Historians have criticised the BBC for an ‘unbalanced’ News At Ten report claiming Churchill was responsible for the ‘mass killing’ of up to 3million in the 1943 Bengal Famine.
A section broadcast on Tuesday examined how modern Indians view the wartime prime minster as part of a series on Britain’s colonial legacy, and featured a series of damning statements about his actions.
Rudrangshu Mukherjee of Ashoka University in India, said Churchill was seen as a ‘precipitator’ of mass killing’ due to his policies, while Oxford’s Yasmin Khan said he could be guilty of ‘prioritising white lives over Asian lives’ by not sending relief.
The Bengal Famine was triggered by a cyclone and flooding in Bengal in 1942, which destroyed crops and infrastructure.
Historians agree that many of the three million deaths could have been averted with a more effective relief effort, but are divided over the extent to which Churchill was personally to blame.

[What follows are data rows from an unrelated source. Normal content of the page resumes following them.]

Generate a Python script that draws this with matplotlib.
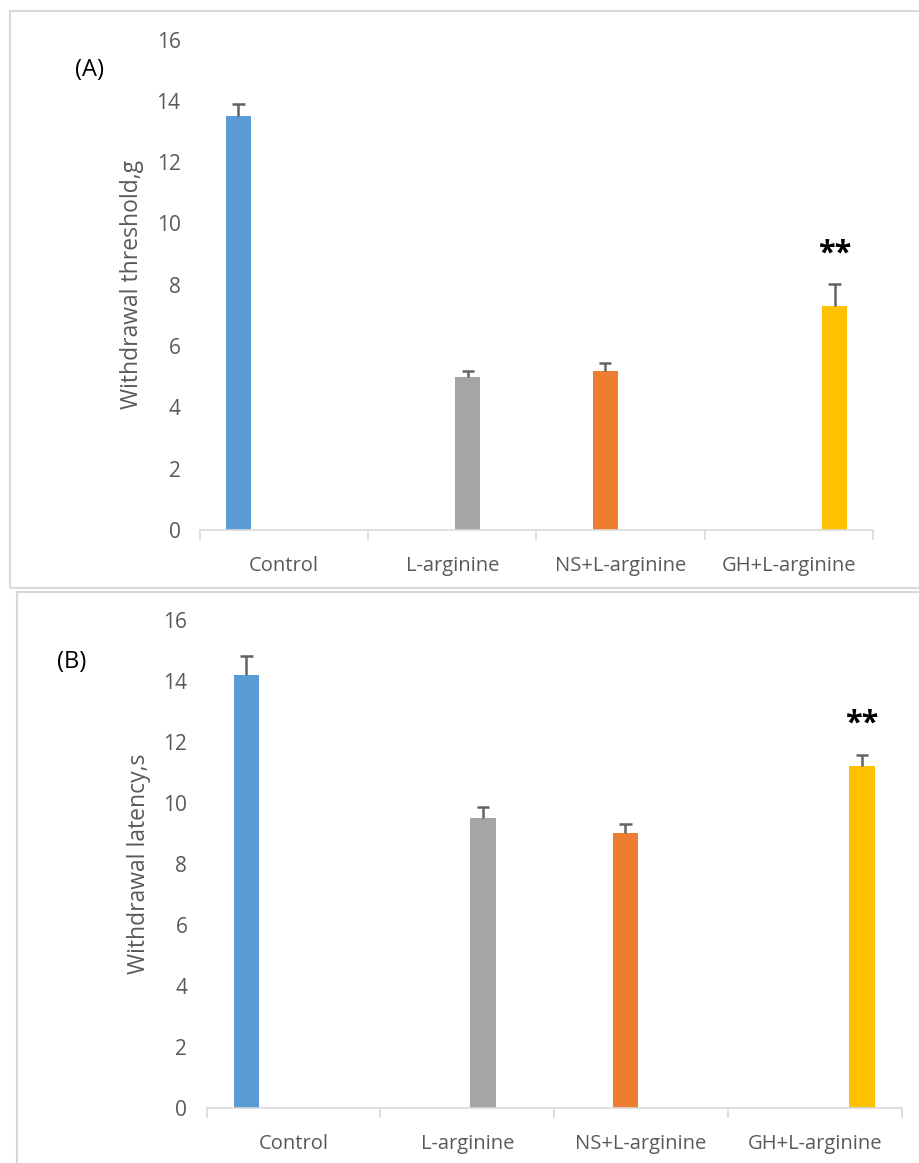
import matplotlib.pyplot as plt
import numpy as np
from matplotlib.patches import Rectangle

plt.rcParams["font.family"] = ["Open Sans", "DejaVu Sans"]

groups = ["Control", "L-arginine", "NS+L-arginine", "GH+L-arginine"]
colors = ["#5B9BD5", "#A5A5A5", "#ED7D31", "#FFC000"]
# position of each group's bar inside the (Excel style) cluster
series_slot = [0, 2, 1, 3]

threshold_mean = [13.5, 5.0, 5.2, 7.3]
threshold_err = [0.4, 0.2, 0.25, 0.72]

latency_mean = [14.2, 9.5, 9.0, 11.2]
latency_err = [0.6, 0.35, 0.3, 0.38]

stars_idx = 3
TXT = "#595959"
LINE = "#D9D9D9"


def draw_panel(ax, means, errs, ylabel, tag, tag_xy, fig):
    means = np.array(means)
    errs = np.array(errs)
    x = np.arange(len(groups)) + (np.array(series_slot) - 1.5) * 0.181
    ax.bar(x, means, width=0.146, color=colors, zorder=2)
    # upper error bars only, like the excel "plus" direction
    ax.vlines(x, means, means + errs, color="#636363", linewidth=1.8, zorder=3)
    ax.hlines(means + errs, x - 0.036, x + 0.036, color="#636363", linewidth=1.8, zorder=3)
    ax.set_xlim(-0.5, 3.5)
    ax.set_ylim(0, 16)
    ax.set_yticks(np.arange(0, 17, 2))
    ax.tick_params(axis="y", length=0, pad=14, labelsize=15, labelcolor=TXT)
    ax.set_xticks(np.arange(-0.5, 4, 1.0))
    ax.set_xticklabels([])
    ax.set_xticks(np.arange(len(groups)), minor=True)
    ax.set_xticklabels(groups, minor=True)
    ax.tick_params(axis="x", which="major", length=7, width=1.2, color=LINE, direction="out")
    ax.tick_params(axis="x", which="minor", length=0, pad=19, labelsize=14.5, labelcolor=TXT)
    for s in ["top", "right", "left"]:
        ax.spines[s].set_visible(False)
    ax.spines["bottom"].set_color(LINE)
    ax.spines["bottom"].set_linewidth(1.2)
    ax.set_ylabel(ylabel, fontsize=16.5, color=TXT, labelpad=9)
    ax.text(x[stars_idx], means[stars_idx] + errs[stars_idx] + 1.0, "**",
            ha="center", va="center", fontsize=22, fontweight="bold", color="black")
    fig.text(tag_xy[0], tag_xy[1], tag, ha="center", va="center", fontsize=17, color="black")


fig = plt.figure(figsize=(9.2, 11.63), dpi=100)
W, H = 920.0, 1163.0

# panel frames
fig.patches.append(Rectangle((10 / W, 1 - 588 / H), 920 / W, 577 / H, transform=fig.transFigure,
                             fill=False, edgecolor=LINE, linewidth=1.5))
fig.patches.append(Rectangle((17 / W, -0.01), 920 / W, (1163 - 592) / H + 0.01, transform=fig.transFigure,
                             fill=False, edgecolor=LINE, linewidth=1.5))

ax_a = fig.add_axes([200 / W, 1 - 530 / H, 673 / W, 490.5 / H])
draw_panel(ax_a, threshold_mean, threshold_err, "Withdrawal threshold,g", "(A)",
           (90 / W, 1 - 70 / H), fig)

ax_b = fig.add_axes([206.7 / W, 1 - 1107.7 / H, 695 / W, 488 / H])
draw_panel(ax_b, latency_mean, latency_err, "Withdrawal latency,s", "(B)",
           (72 / W, 1 - 662 / H), fig)

fig.savefig("out.png", dpi=100)
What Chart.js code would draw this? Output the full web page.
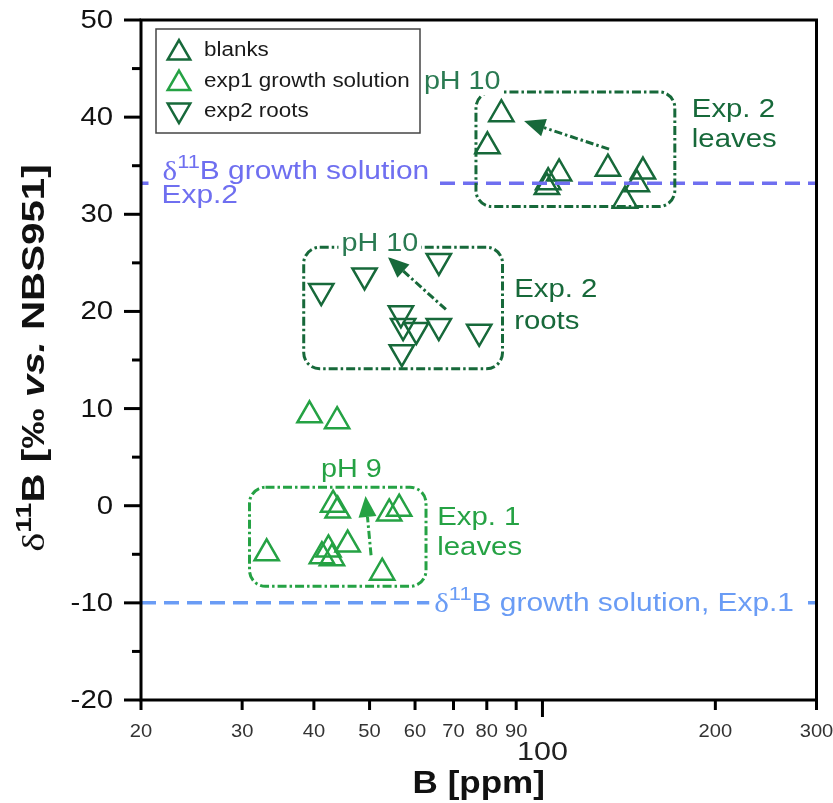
<!DOCTYPE html>
<html>
<head>
<meta charset="utf-8">
<script src="https://cdn.jsdelivr.net/npm/chart.js@4.4.1/dist/chart.umd.min.js"></script>
<style>
  html, body { margin: 0; padding: 0; background: #fff; }
  canvas { display: block; }
</style>
</head>
<body>
<canvas id="chart" width="833" height="803"></canvas>
<script>
// ---- axis ranges and ticks ----
const X_RANGE = [20, 300];
const Y_RANGE = [-20, 50];
const xTickValues = [20, 30, 40, 50, 60, 70, 80, 90, 100, 200, 300];
const yMajorTicks = [-20, -10, 0, 10, 20, 30, 40, 50];
const yMinorTicks = [-15, -5, 5, 15, 25, 35, 45];

// ---- measured samples: B concentration [ppm] and delta11B [permil] ----
const blanksB = [84.8, 80.2, 106.9, 101.8, 102.3, 130, 149.6, 146, 139.2];
const blanksD = [40.3, 37.0, 34.2, 32.8, 33.3, 34.7, 34.4, 33.1, 31.4];

const exp1B = [39.3, 43.9, 43.2, 44.0, 54.1, 56.3, 33.1, 41.3, 42.4, 43.0, 45.8, 52.6];
const exp1D = [9.3, 8.7, 0.1, -0.5, -0.8, -0.3, -4.9, -5.2, -4.5, -5.4, -4.0, -6.9];

const rootsB = [41.2, 49.0, 66.0, 56.7, 57.2, 60.3, 66.0, 77.6, 56.9];
const rootsD = [22.1, 23.7, 25.2, 19.8, 18.5, 18.1, 18.5, 17.9, 15.8];

// delta11B of the growth solutions
const growthExp2 = 33.2;
const growthExp1 = -10;

// ---- colours ----
const DARK = '#17693a';
const LIGHT = '#25a244';
const PH_TOP = '#2a7a52';
const EXP2_LINE = '#6f6ff0';
const EXP1_LINE = '#6a9cf5';

// ---- group annotations (data coordinates) ----
const groupBoxes = [
  { x0: 76.6, x1: 170, y0: 30.8, y1: 42.6, color: DARK },
  { x0: 38.4, x1: 85.2, y0: 14.1, y1: 26.6, color: DARK },
  { x0: 30.9, x1: 62.7, y0: -8.3, y1: 1.9, color: LIGHT }
];
const phArrows = [
  { from: [130.6, 36.7], to: [92.9, 39.6], color: DARK },
  { from: [67.9, 20.2], to: [53.8, 25.6], color: DARK },
  { from: [50.3, -5.1], to: [49.2, 1.0], color: LIGHT }
];
const phLabels = [
  { text: 'pH 10', x: 72.5, y: 43.6, color: PH_TOP },
  { text: 'pH 10', x: 52.1, y: 26.9, color: PH_TOP },
  { text: 'pH 9', x: 46.5, y: 3.7, color: LIGHT }
];
const groupLabels = [
  { lines: ['Exp. 2', 'leaves'], x: 182, y: [40.7, 37.6], color: DARK },
  { lines: ['Exp. 2', 'roots'], x: 89.3, y: [22.2, 18.9], color: DARK },
  { lines: ['Exp. 1', 'leaves'], x: 65.6, y: [-1.3, -4.4], color: LIGHT }
];

const SANS = '"Liberation Sans", Arial, sans-serif';
const SERIF = '"Liberation Serif", "Times New Roman", serif';
const SX = 1.15; // horizontal text widening

function textWidth(ctx, segs) {
  let w = 0;
  for (const s of segs) { ctx.font = s.font; w += ctx.measureText(s.t).width; }
  return w;
}

// Draws a run of differently-styled text pieces on one baseline (middle)
function drawRich(ctx, segs, x, y, align, sx, color) {
  const w = textWidth(ctx, segs) * sx;
  let x0 = x;
  if (align === 'center') x0 = x - w / 2;
  else if (align === 'right') x0 = x - w;
  ctx.save();
  ctx.translate(x0, y);
  ctx.scale(sx, 1);
  ctx.textAlign = 'left';
  ctx.textBaseline = 'middle';
  ctx.fillStyle = color;
  let cx = 0;
  for (const s of segs) {
    ctx.font = s.font;
    ctx.fillText(s.t, cx, s.dy || 0);
    cx += ctx.measureText(s.t).width;
  }
  ctx.restore();
  return { x0, w };
}

function plainText(ctx, t, x, y, font, color, align, sx) {
  return drawRich(ctx, [{ t, font }], x, y, align, sx === undefined ? SX : sx, color);
}

function dashDotRoundRect(ctx, x, y, w, h, r, color) {
  ctx.save();
  ctx.strokeStyle = color;
  ctx.lineWidth = 3;
  ctx.setLineDash([9, 3, 2.5, 3]);
  ctx.beginPath();
  ctx.roundRect(x, y, w, h, r);
  ctx.stroke();
  ctx.restore();
}

function arrow(ctx, x1, y1, x2, y2, color) {
  const ang = Math.atan2(y2 - y1, x2 - x1);
  const headLen = 21, headHalf = 9;
  const bx = x2 - Math.cos(ang) * headLen;
  const by = y2 - Math.sin(ang) * headLen;
  ctx.save();
  ctx.strokeStyle = color;
  ctx.fillStyle = color;
  ctx.lineWidth = 3;
  ctx.setLineDash([8, 3, 2.5, 3]);
  ctx.beginPath();
  ctx.moveTo(x1, y1);
  ctx.lineTo(bx, by);
  ctx.stroke();
  ctx.setLineDash([]);
  ctx.beginPath();
  ctx.moveTo(x2, y2);
  ctx.lineTo(bx + Math.sin(ang) * headHalf, by - Math.cos(ang) * headHalf);
  ctx.lineTo(bx - Math.sin(ang) * headHalf, by + Math.cos(ang) * headHalf);
  ctx.closePath();
  ctx.fill();
  ctx.restore();
}

const annotationPlugin = {
  id: 'groupAnnotations',
  afterDatasetsDraw(chart) {
    const { ctx, scales: { x, y } } = chart;
    const X = v => x.getPixelForValue(v);
    const Y = v => y.getPixelForValue(v);

    for (const b of groupBoxes) {
      dashDotRoundRect(ctx, X(b.x0), Y(b.y1), X(b.x1) - X(b.x0), Y(b.y0) - Y(b.y1), 16, b.color);
    }
    for (const a of phArrows) {
      arrow(ctx, X(a.from[0]), Y(a.from[1]), X(a.to[0]), Y(a.to[1]), a.color);
    }
    const phFont = '25px ' + SANS;
    for (const p of phLabels) {
      ctx.font = phFont;
      const w = ctx.measureText(p.text).width * SX;
      ctx.fillStyle = '#fff';
      ctx.fillRect(X(p.x) - w / 2 - 3, Y(p.y) - 13, w + 6, 26);
      plainText(ctx, p.text, X(p.x), Y(p.y), phFont, p.color, 'center');
    }
    for (const g of groupLabels) {
      g.lines.forEach((ln, i) => plainText(ctx, ln, X(g.x), Y(g.y[i]), '25.5px ' + SANS, g.color, 'left'));
    }

    // growth-solution reference labels, laid over their dashed lines
    const big = '26px ' + SANS;
    const segs = (tail) => [
      { t: '\u03b4', font: '27px ' + SERIF, dy: 1 },
      { t: '11', font: '19px ' + SANS, dy: -9 },
      { t: tail, font: big }
    ];
    ctx.font = big;
    const s2 = segs('B growth solution');
    const w2 = textWidth(ctx, s2) * SX;
    const lx2 = X(21.8), ly2 = Y(34.4);
    ctx.fillStyle = '#fff';
    ctx.fillRect(lx2 - 14, ly2 - 15, w2 + 19, 30);
    drawRich(ctx, s2, lx2, ly2, 'left', SX, EXP2_LINE);
    plainText(ctx, 'Exp.2', lx2 - 1, Y(31.9), big, EXP2_LINE, 'left');

    const s1 = segs('B growth solution, Exp.1');
    const w1 = textWidth(ctx, s1) * SX;
    const lx1 = X(64.8), ly1 = Y(growthExp1);
    ctx.fillStyle = '#fff';
    ctx.fillRect(lx1 - 5, ly1 - 15, w1 + 11, 30);
    drawRich(ctx, s1, lx1, ly1 + 1, 'left', SX, EXP1_LINE);
  },

  afterDraw(chart) {
    const { ctx, chartArea: ca, scales: { x, y } } = chart;
    ctx.save();
    // frame
    ctx.strokeStyle = '#000';
    ctx.lineWidth = 3;
    ctx.strokeRect(ca.left, ca.top, ca.right - ca.left, ca.bottom - ca.top);

    // y ticks and labels
    ctx.lineWidth = 3;
    for (const v of yMajorTicks) {
      const py = y.getPixelForValue(v);
      ctx.beginPath(); ctx.moveTo(ca.left - 17, py); ctx.lineTo(ca.left, py); ctx.stroke();
      plainText(ctx, String(v), ca.left - 28, py + 1, '25.5px ' + SANS, '#111', 'right');
    }
    for (const v of yMinorTicks) {
      const py = y.getPixelForValue(v);
      ctx.beginPath(); ctx.moveTo(ca.left - 9, py); ctx.lineTo(ca.left, py); ctx.stroke();
    }

    // x ticks and labels (log axis)
    for (const v of xTickValues) {
      const px = x.getPixelForValue(v);
      const len = v === 100 ? 17 : 10;
      ctx.beginPath(); ctx.moveTo(px, ca.bottom); ctx.lineTo(px, ca.bottom + len); ctx.stroke();
      if (v === 100) {
        plainText(ctx, '100', px, ca.bottom + 53, '26.5px ' + SANS, '#222', 'center');
      } else {
        plainText(ctx, String(v), px, ca.bottom + 32, '17.5px ' + SANS, '#333', 'center');
      }
    }

    // axis titles
    plainText(ctx, 'B [ppm]', (ca.left + ca.right) / 2, ca.bottom + 84, 'bold 31px ' + SANS, '#111', 'center', 1.13);

    ctx.save();
    ctx.translate(35, (ca.top + ca.bottom) / 2 - 2);
    ctx.rotate(-Math.PI / 2);
    drawRich(ctx, [
      { t: '\u03b4', font: '31px ' + SERIF, dy: 1 },
      { t: '11', font: 'bold 22px ' + SANS, dy: -10 },
      { t: 'B [\u2030 ', font: 'bold 31px ' + SANS },
      { t: 'vs.', font: 'italic bold 31px ' + SANS },
      { t: ' NBS951]', font: 'bold 31px ' + SANS }
    ], 0, 0, 'center', 1.3, '#111');
    ctx.restore();

    // legend
    const lx = ca.left + 15, ly = ca.top + 9, lw = 264, lh = 104;
    ctx.fillStyle = '#fff';
    ctx.fillRect(lx, ly, lw, lh);
    ctx.strokeStyle = '#444';
    ctx.lineWidth = 1.5;
    ctx.strokeRect(lx, ly, lw, lh);
    const rows = chart.data.datasets.filter(d => d.type === 'scatter');
    rows.forEach((d, i) => {
      const cy = ly + 22 + i * 30.5;
      const mx = lx + 23;
      ctx.save();
      ctx.strokeStyle = d.borderColor;
      ctx.fillStyle = 'rgba(0,0,0,0)';
      ctx.lineWidth = 2.5;
      Chart.helpers.drawPoint(ctx, { pointStyle: 'triangle', radius: 13, rotation: d.pointRotation, borderWidth: 2.5 }, mx, cy + (d.pointRotation ? -2 : 2));
      ctx.restore();
      plainText(ctx, d.label, lx + 48, cy, '19.5px ' + SANS, '#1a1a1a', 'left');
    });
    ctx.restore();
  }
};

const toPoints = (xs, ys) => xs.map((b, i) => ({ x: b, y: ys[i] }));

function scatterSet(label, xs, ys, color, rotation) {
  return {
    type: 'scatter',
    label,
    data: toPoints(xs, ys),
    pointStyle: 'triangle',
    pointRotation: rotation,
    pointRadius: 14,
    pointHoverRadius: 14,
    pointBorderWidth: 2.5,
    borderColor: color,
    backgroundColor: 'rgba(0,0,0,0)',
    order: 1
  };
}

function referenceLine(value, color) {
  return {
    type: 'line',
    label: '',
    data: [{ x: X_RANGE[0], y: value }, { x: X_RANGE[1], y: value }],
    borderColor: color,
    borderWidth: 3.5,
    borderDash: [15, 8],
    pointRadius: 0,
    fill: false,
    order: 0
  };
}

new Chart(document.getElementById('chart'), {
  type: 'scatter',
  data: {
    datasets: [
      scatterSet('blanks', blanksB, blanksD, DARK, 0),
      scatterSet('exp1 growth solution', exp1B, exp1D, LIGHT, 0),
      scatterSet('exp2 roots', rootsB, rootsD, DARK, 180),
      referenceLine(growthExp2, EXP2_LINE),
      referenceLine(growthExp1, EXP1_LINE)
    ]
  },
  options: {
    responsive: false,
    animation: false,
    devicePixelRatio: 1,
    layout: { padding: { left: 141, right: 15, top: 20, bottom: 103 } },
    scales: {
      x: { type: 'logarithmic', min: X_RANGE[0], max: X_RANGE[1], display: false },
      y: { type: 'linear', min: Y_RANGE[0], max: Y_RANGE[1], display: false }
    },
    plugins: {
      legend: { display: false },
      tooltip: { enabled: false }
    }
  },
  plugins: [annotationPlugin]
});
</script>
</body>
</html>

Yogita Limaye, the BBC News India correspondent who led the report, said many Indians blamed him for ‘making the situation worse’.
But historians suggested the report attributed too much of the blame onto Churchill when other factors were more significant.
Tirthankar Roy, a professor in economic history at the LSE, argues India’s vulnerability to weather-induced famine was due to its unequal distribution of food.
He also blames a lack of investment in agriculture and failings by the local government.